The satisfaction New Delhi drew from President Barack Obama's intended omission of Kashmir from his public statements in India during his recent visit, has proved to be short-lived. Less than a week later, Iranian Supreme Leader Ayatollah Ali Khamenei compared the Kashmiris' intifada with the Palestinians' and appealed to the "elite of the Islamic Ummah" to support their struggle for self-determination.
In his message on the day of Hajj, the Iranian leader described Kashmir as a "nation", like Afghanistan, Pakistan and Iraq that are engaged "in struggle and resistance against the aggressions of the United States and the Zionist regime". May be some would like to interpret the Iranian leader's statement as a riposte to President Obama's negative stance on the uprising in the India-occupied Kashmir. But that is not the fact; since June this year the Ayatollah has commented on this issue at least thrice. Given his stature in Iranian polity, his is essentially a moral position, and he has addressed the Muslims world over where he sees "the expanding wave of Islamic awakening".
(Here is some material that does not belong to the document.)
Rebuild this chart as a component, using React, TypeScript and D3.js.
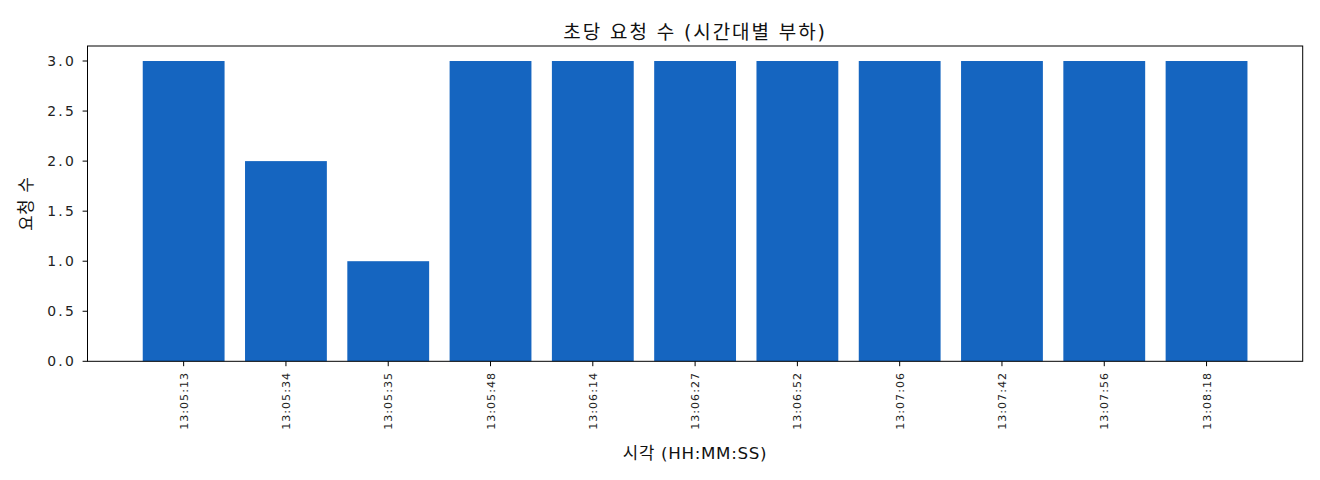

But overcome by the first flush of American courtship, the Indian leadership would like to walk an extra mile to prove its worthiness of the new-found love. So this demarche, conveying the Indian government's protest, delivered to the Iranian charge d'affaires in New Delhi. Particularly cut up with the Ayatollah's labelling of Kashmir as a 'nation', the Iranian CDA Raza Alaei was informed that New Delhi was "deeply disappointed" over the spiritual leader's comment. Not only this, the Indian mission in the United States also did whatever it could to browbeat Tehran. In a vote moved by the anti-Iran members on the floor of the General Assembly about the state of human rights in Iran, the Indian delegate abstained, as its previous record of voting against - a move New Delhi says was deliberate and is believed to have been planned as retaliation. If President Obama had shifted his position on Kashmir in order to do business with India, it would be foolhardy to imagine that Ayatollah Ali Khemenei would remain silent on the bloodbath in the Held Kashmir. As to the size of the pogrom in the occupied territory, here is a stunning figure released by the Kashmir Media Service coincidental to the Universal Children Day; since January 1989 till date, 107,392 children have been orphaned in the Held Kashmir.
The New Delhi's counteraction to Tehran's stand in support of the Kashmiris freedom-struggle is too audacious to be treated as a routine diplomatic manoeuvre. India is trying to suggest that it would match the tremendously popular uprising, with equal brutality inside Kashmir and vicious diplomacy overseas. The extent to which Indian authorities would go to snuff out the ongoing freedom movement is reflected in their treatment of the Kashmiri leaders on the day of Eid. While anti-Indian protests rocked the entire Kashmir Valley, Kashmiri leaders were stopped from attending Eid prayers. Even while Indian repressive rule in Kashmir has been sharply criticised by the Indian public, including the Booker Prize winner Arundhati Roy, the rulers in New Delhi have shed all their pacifist pretensions using muscle to crush the freedom movement. Over the last five months, more than a hundred Kashmiri protesters have been killed by Indian security forces, fully armed, both with sophisticated weapons and inhuman and unjust laws.
Given India's newly discovered potential to emerge as a counterweight to China, India has become an object to woo by the anti-China capitals. A kind of China-containment strategy is being implemented. Of course the United Nations is one such front where this strategy is more visible. No wonder that India then had succeeded in getting Kashmir removed as an 'unresolved issue' from the UN General Assembly agenda. One may agree with the novel argument explaining away this omission, but this does indicate that our mission in New York and the Foreign Office in Islamabad had no inkling whatsoever as to what the Indians were up to. It looks as if the appeasement-ridden CBMs, including the Musharraf-vintage 'out of the box' solution of the Kashmir problem - the General had readily agreed to accept Kashmir 'problem' as merely an 'issue' - and the back-channel diplomatic efforts are still alive and enjoy official approval. But that won't work anymore, now that the third generation of Kashmiris are out on the streets for freedom - at any cost. Pakistan must harmonise its foreign policy with the reality on the ground in Kashmir to remain relevant.